Wednesday, June 8, 2016

On the Fine Art of Heckling


 I imagine there were hecklers at the first Olympics, sideline warriors certain they could do it faster, higher, stronger than the guys on the field.  Such is human nature.

Which is why I hesitate to say heckling is a bigger problem today than in the past.  I’ve read too many accounts of baseball in the 19th and 20th centuries where players and umpires alike feared for their lives; after reading that, you would think bottles were invented for the sole purpose of tossing at athletic events.  Sorry, but no one gets to be judge, jury and executioner, half-tanked or not.  That we’re still doing this kind of stuff three centuries into the national pastime only goes to show humans don’t evolve all that fast.

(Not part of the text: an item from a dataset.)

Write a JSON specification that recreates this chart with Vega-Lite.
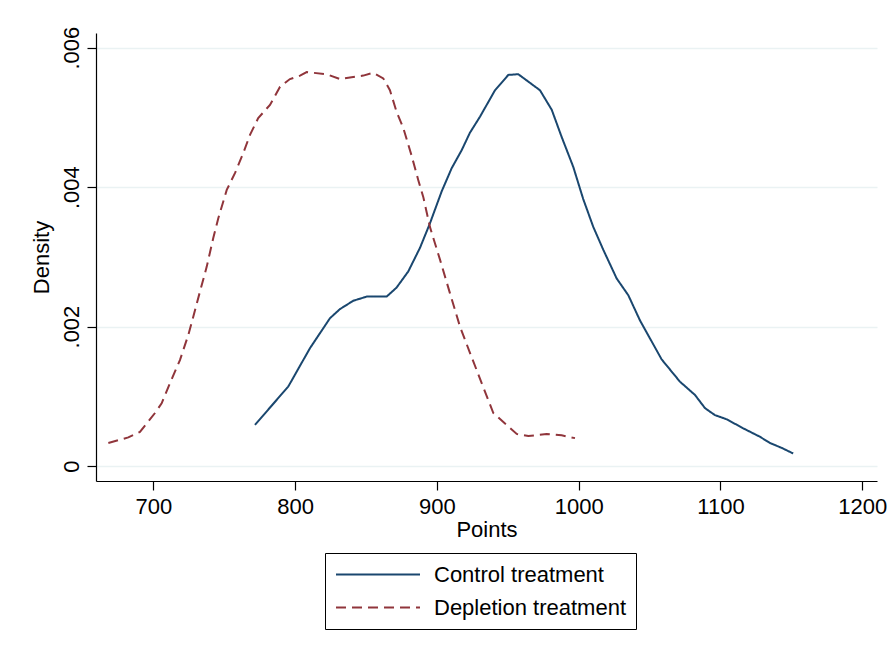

Over the weekend, somebody tossed a bottle at the Phillies’ Ryan Howard, he of the 5-year, $125 million contract and batting average in the vicinity of .153.  Apparently, blasting a player on social media isn’t enough; in Philadelphia, they still have to do it old school.  This isn’t progress, folks.  Lord knows, there were times in Clare’s softball career I was tempted to go at it with umpires, but I didn’t.  I tossed brickbats, not composite bats. 

It keeps you out of jail, which is where that Phillie bottle tosser is most likely headed—and belongs.